Realita yang terjadi di Indonesia sungguh mengkhawatirkan. Perhatian terhadap anak semakin tersisihkan dan terpinggirkan. Dari tahun ke tahun angka pekerja anak semakin meningkat. Masa-masa bermain tergadai dengan pekerjaan yang dibebankan kepada anak. Padahal masa anak-anak adalah masa paling menentukan baik buruknya kepribadian dalam kehidupan mereka.

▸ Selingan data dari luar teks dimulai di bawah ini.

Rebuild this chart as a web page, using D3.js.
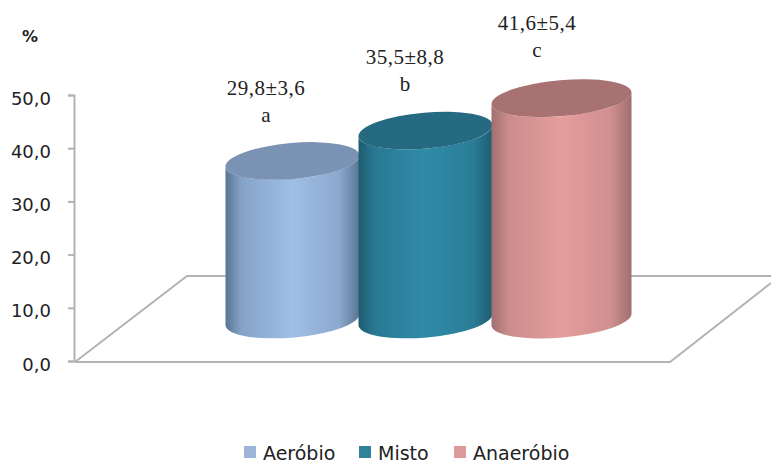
<!DOCTYPE html>
<html><head><meta charset="utf-8">
<script src="https://cdn.jsdelivr.net/npm/d3@7"></script>
<style>html,body{margin:0;padding:0;background:#fff;overflow:hidden}svg{display:block}</style>
</head><body><div id="c"></div>
<script>
const categories = ["Aeróbio","Misto","Anaeróbio"];
const means = [29.8,35.5,41.6];
const sds = [3.6,8.8,5.4];
const letters = ["a","b","c"];
const yTicks = [0,10,20,30,40,50];
const sideDark = ["#5a7594","#1f5c70","#a06f6f"];
const sideLight = ["#a0bfe6","#2f8ba8","#e69d9d"];
const topFill = ["#7a92b4","#256a80","#a87272"];
const legendFill = ["#9db5d8","#2f8298","#dd9a9a"];

const W=771,H=461;
const svg=d3.select("#c").append("svg").attr("width",W).attr("height",H);
const y=d3.scaleLinear().domain([0,50]).range([361,95]);
const x=d3.scaleBand().domain(categories).range([226,625]).paddingInner(0);
const fmt=v=>d3.format(".1f")(v).replace(".",",");
const axisX=74, grey="#b3b3b3";

// floor
svg.append("path").attr("fill","none").attr("stroke",grey).attr("stroke-width",2)
  .attr("d","M75,362 L187,276 L771,276 M771,283 L670,362 L75,362");
// axis
const ax=svg.append("g").attr("transform",`translate(${axisX},0)`)
  .call(d3.axisLeft(y).tickValues(yTicks).tickFormat(fmt).tickSize(6).tickPadding(17));
ax.selectAll("path,line").attr("stroke",grey).attr("stroke-width",2);
ax.selectAll("text").attr("font-family","'DejaVu Sans'").attr("font-size",18).attr("fill","#222");
ax.selectAll(".tick text").attr("dy","0.5em");

svg.append("text").text("%").attr("x",22).attr("y",42).attr("font-family","'DejaVu Sans'")
  .attr("font-weight","bold").attr("font-size",16).attr("fill","#222");

// gradients
const defs=svg.append("defs");
categories.forEach((c,i)=>{
  const g=defs.append("linearGradient").attr("id","g"+i);
  [[0,sideDark[i]],[.12,d3.interpolateRgb(sideDark[i],sideLight[i])(.62)],[.5,sideLight[i]],[.85,d3.interpolateRgb(sideDark[i],sideLight[i])(.7)],[1,sideDark[i]]]
   .forEach(s=>g.append("stop").attr("offset",s[0]).attr("stop-color",s[1]));
});

// cylinders
const ry=18, tilt=-5, baseOffset=41.5, dy=6;
const labelX=[266,405,537], labelY=[95,64,30], extraW=[0,0,6];
categories.forEach((c,i)=>{
  const w=x.bandwidth()+extraW[i];
  const cx=x(c)+w/2;
  const topC=y(means[i])-baseOffset, botC=y(0)-baseOffset;
  const r=w/2+0.5;
  const l=cx-r, rr=cx+r;
  const ar=Math.hypot(r,dy);
  const body=`M${l},${topC+dy} L${l},${botC+dy} A${ar},${ry} ${tilt} 0 0 ${rr},${botC-dy} L${rr},${topC-dy} A${ar},${ry} ${tilt} 0 1 ${l},${topC+dy} Z`;
  svg.append("path").attr("d",body).attr("fill",`url(#g${i})`);
  svg.append("ellipse").attr("cx",cx).attr("cy",topC).attr("rx",ar).attr("ry",ry)
     .attr("transform",`rotate(${tilt} ${cx} ${topC})`).attr("fill",topFill[i]);
  svg.append("text").text(`${fmt(means[i])}±${fmt(sds[i])}`).attr("x",labelX[i]).attr("y",labelY[i])
     .attr("text-anchor","middle").attr("font-family","'Liberation Serif'").attr("font-size",21)
     .attr("letter-spacing",0.5).attr("fill","#222");
  svg.append("text").text(letters[i]).attr("x",labelX[i]).attr("y",labelY[i]+27)
     .attr("text-anchor","middle").attr("font-family","'Liberation Serif'").attr("font-size",21).attr("fill","#222");
});

// legend
const legendX=[244,359,454];
categories.forEach((c,i)=>{
  svg.append("rect").attr("x",legendX[i]).attr("y",446).attr("width",12).attr("height",12).attr("fill",legendFill[i]);
  svg.append("text").text(c).attr("x",legendX[i]+19).attr("y",460).attr("font-family","'DejaVu Sans'")
     .attr("font-size",19).attr("fill","#222");
});
</script></body></html>
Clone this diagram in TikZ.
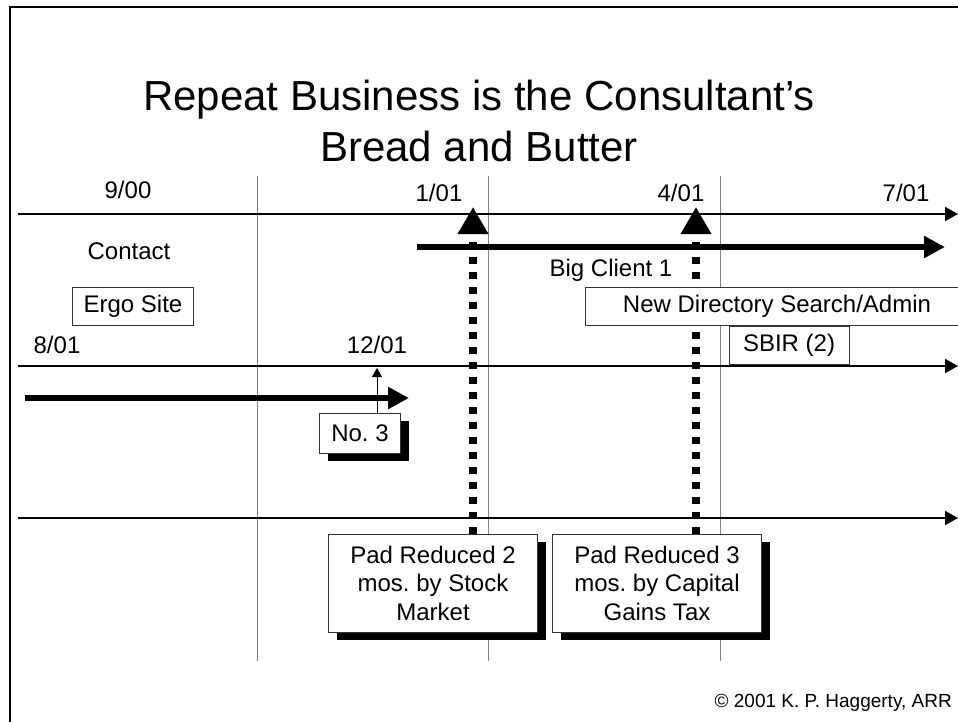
\documentclass[tikz,border=0pt]{standalone}
\usepackage{fontspec}
\setmainfont{Liberation Sans}
\usetikzlibrary{positioning, arrows.meta, shadows, backgrounds}
\frenchspacing

\begin{document}
\begin{tikzpicture}[x=1pt, y=-1pt,
    title/.style={font=\fontsize{42}{51}\selectfont, align=center, inner sep=0pt},
    datelbl/.style={font=\fontsize{24}{28.5}\selectfont, anchor=base, inner sep=0pt},
    tagbox/.style={draw=black!80, fill=white, line width=0.8pt, font=\fontsize{24}{28.5}\selectfont, inner sep=0pt},
    shadowbox/.style={tagbox, drop shadow={shadow xshift=8pt, shadow yshift=-8pt, fill=black, opacity=1}},
    timeline/.style={-{Triangle[length=13pt, width=14pt]}, line width=2pt},
    bigarrow/.style={-{Triangle[length=21pt, width=21pt]}, line width=6pt},
    padline/.style={-{Triangle[length=27pt, width=29pt]}, line width=8pt, dash pattern=on 7pt off 8pt},
    divider/.style={gray, line width=1pt},
    pointer/.style={-{Triangle[length=9pt, width=10pt]}, line width=1pt},
]
    % Page and frame
    \clip (0,0) rectangle (958,721);
    \draw[line width=2pt] (10,7) rectangle (980,740);

    % Title
    \node[title, anchor=base] (title) at (479,161) {Repeat Business is the Consultant's\\Bread and Butter};

    % Dates
    \node[datelbl] (d900) at (128,198) {9/00};
    \node[datelbl] (d101) at (439,201) {1/01};
    \node[datelbl] (d401) at (681,201) {4/01};
    \node[datelbl] (d701) at (906,201) {7/01};
    \node[datelbl] (d801) at (57,353) {8/01};
    \node[datelbl] (d1201) at (377,353) {12/01};

    % Free labels
    \node[datelbl] (contact) at (129,259) {Contact};
    \node[datelbl] (client) at (611,276) {Big Client 1};

    % Boxes
    \node[tagbox, minimum width=121pt, minimum height=38pt] (ergo) at (133,306) {Ergo Site};
    \node[tagbox, minimum width=384pt, minimum height=38pt] (nds) at (777,306) {New Directory Search/Admin};
    \node[tagbox, minimum width=120pt, minimum height=38pt] (sbir) at (789,345) {SBIR (2)};
    \node[shadowbox, minimum width=81pt, minimum height=40pt] (no3) at (360,433) {No. 3};
    \node[shadowbox, minimum width=209pt, minimum height=98pt, align=center] (pad2) at (433,583) {Pad Reduced 2\\mos. by Stock\\Market};
    \node[shadowbox, minimum width=209pt, minimum height=98pt, align=center] (pad3) at (657,583) {Pad Reduced 3\\mos. by Capital\\Gains Tax};

    % Copyright
    \node[font=\fontsize{19}{22}\selectfont, anchor=base east, inner sep=0pt] (copy) at (952,707) {© 2001 K. P. Haggerty, ARR};

    \begin{scope}[on background layer]
        % Quarter dividers
        \foreach \x/\n in {257/a, 488/b, 720/c}
            \draw[divider] (\x,176) coordinate (top\n) -- (\x,661) coordinate (bot\n);

        % Time axes
        \coordinate (r1s) at (18,214);  \coordinate (r1e) at (958,214);
        \coordinate (r2s) at (18,366);  \coordinate (r2e) at (958,366);
        \coordinate (r3s) at (18,518);  \coordinate (r3e) at (958,518);
        \draw[timeline] (r1s) -- (r1e);
        \draw[timeline] (r2s) -- (r2e);
        \draw[timeline] (r3s) -- (r3e);

        % Engagements
        \coordinate (bcs) at (417,247); \coordinate (bce) at (945,247);
        \draw[bigarrow] (bcs) -- (bce);
        \coordinate (n3s) at (25,398);  \coordinate (n3e) at (409,398);
        \draw[bigarrow] (n3s) -- (n3e);

        % Pad reductions
        \coordinate (up2) at (473,207);
        \coordinate (up3) at (696,207);
        \draw[padline] (pad2.north -| up2) -- (up2);
        \draw[padline] (pad3.north -| up3) -- (up3);

        % No. 3 start
        \coordinate (p3) at (377,368);
        \draw[pointer] (no3.north -| p3) -- (p3);
    \end{scope}
\end{tikzpicture}
\end{document}
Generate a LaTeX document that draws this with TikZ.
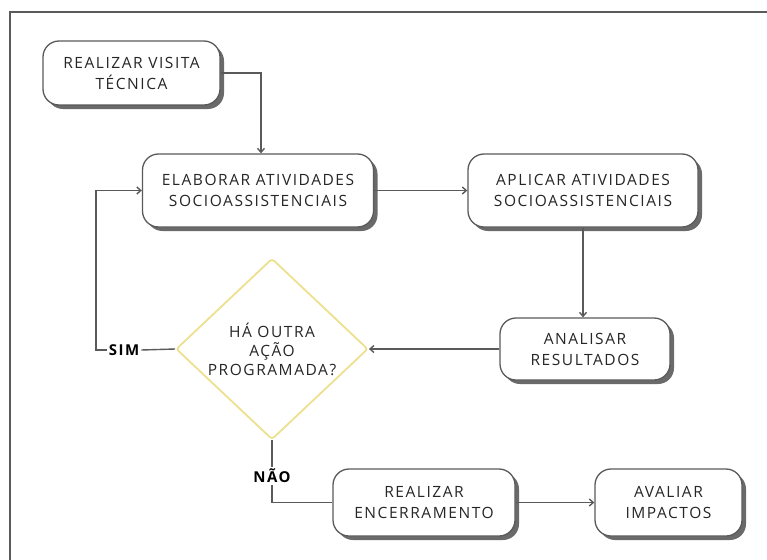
\documentclass[tikz,border=0pt]{standalone}
\usepackage{fontspec}
\setmainfont{Open Sans}[LetterSpace=10]
\usepackage{tikz}
\usetikzlibrary{shapes.geometric,shadows,arrows.meta}

\definecolor{linha}{HTML}{5A5A5A}
\definecolor{sombra}{HTML}{6A6A6A}
\definecolor{texto}{HTML}{262626}
\definecolor{losango}{HTML}{EDE08E}

\begin{document}
\begin{tikzpicture}[x=1pt, y=-1pt,
  etapa/.style={draw=linha, line width=1.3pt, fill=white, rounded corners=16pt,
    align=center, text=texto, font=\fontsize{15.5}{21}\selectfont, inner sep=0pt,
    drop shadow={shadow xshift=4pt, shadow yshift=-4pt, fill=sombra, opacity=1}},
  decisao/.style={draw=losango, line width=1.8pt, fill=white, shape=diamond,
    rounded corners=3pt, align=center, text=texto, inner sep=0pt,
    font=\fontsize{15.5}{19}\selectfont},
  rotulo/.style={font=\fontsize{15}{16}\selectfont\bfseries, text=black, inner sep=2pt},
  seta/.style={draw=linha, line width=1.4pt, -{Straight Barb[length=4pt,width=7pt]}},
  liga/.style={draw=linha, line width=1.4pt}
  ]
  \useasboundingbox (0,0) rectangle (767,559);
  % moldura
  \draw[linha, line width=2.5pt] (10,562) -- (10,12) -- (770,12);

  \node[etapa, minimum width=177pt, minimum height=64pt] (visita) at (131.5,73)
    {REALIZAR VISITA\\TÉCNICA};
  \node[etapa, minimum width=231pt, minimum height=73pt] (elaborar) at (258,190.5)
    {ELABORAR ATIVIDADES\\SOCIOASSISTENCIAIS};
  \node[etapa, minimum width=230pt, minimum height=73pt] (aplicar) at (583,190.5)
    {APLICAR ATIVIDADES\\SOCIOASSISTENCIAIS};
  \node[etapa, minimum width=170pt, minimum height=62pt] (analisar) at (585,349)
    {ANALISAR\\RESULTADOS};
  \node[decisao, minimum width=192pt, minimum height=172pt] (pergunta) at (272,349)
    {HÁ OUTRA\\AÇÃO\\PROGRAMADA?};
  \node[etapa, minimum width=182pt, minimum height=67pt] (encerrar) at (424,502.5)
    {REALIZAR\\ENCERRAMENTO};
  \node[etapa, minimum width=147pt, minimum height=67pt] (avaliar) at (668.5,502.5)
    {AVALIAR\\IMPACTOS};

  \node[rotulo] (sim) at (124,350) {SIM};
  \node[rotulo] (nao) at (272,476) {NÃO};

  % ligacoes
  \draw[seta] (visita.east) -| ([xshift=3pt]elaborar.north);
  \draw[seta] (elaborar.east) -- (aplicar.west);
  \draw[seta] (aplicar.south) -- (aplicar.south |- analisar.north);
  \draw[seta] (analisar.west) -- (pergunta.east);
  \draw[liga] (pergunta.west) -- (sim.east);
  \draw[seta] (sim.west) -| ([xshift=-46pt]elaborar.west) -- (elaborar.west);
  \draw[liga] (pergunta.south) -- (nao.north);
  \draw[liga] (nao.south) |- (encerrar.west);
  \draw[seta] (encerrar.east) -- (avaliar.west);
\end{tikzpicture}
\end{document}
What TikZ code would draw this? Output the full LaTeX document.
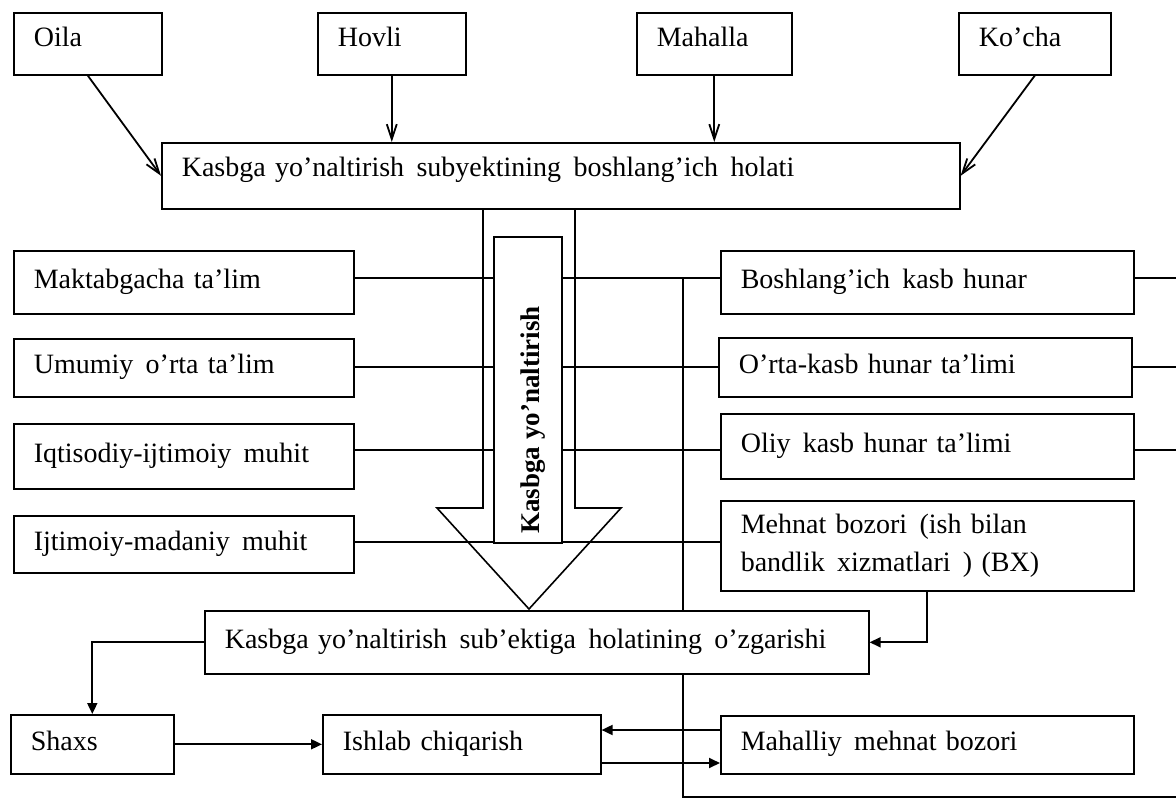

Berita-berita mengenai kekerasan anak juga selalu hadir menghiasi media masa. Anak-anak dipukul Ada pula yang disiram dengan air mendidih. Orang tua yang memperlakukan anaknya seperti ini adalah orang tua yang merugi. Kekejaman pada anak tidak akan menguntungkan sama sekali bahkan akan merugikan,  karena  kekejaman yang diterima anak akan terekam dalam alam bawah sadar yang akan terus membekas, dan suatu saat anak akan membalaskannya di saat tumbuh dewasa.

Sudah saatnya kita memberikan perhatian yang lebih pada anak. Dengan perhatian yang baik anak akan lebih dekat dengan kita dan dengan kedekatan tersebut kita mudah menanamkan nilai-nilai kearifan kehidupan dalam diri mereka.

Anak adalah amanah bagi orang tua dan bagi kita sebagai masyarakat yang turut serta sebagai pendidik mereka. Sebuah amanah akan dipertanggungjawabkan di akhirat kelak. Jangan sampai kita termasuk orang yang merugi di akhirat karena kurang dapat mengemban amanah dari anak-anak kita. Semoga anak-anak kita menjadi keindahan pandangan bagi mata. Amin.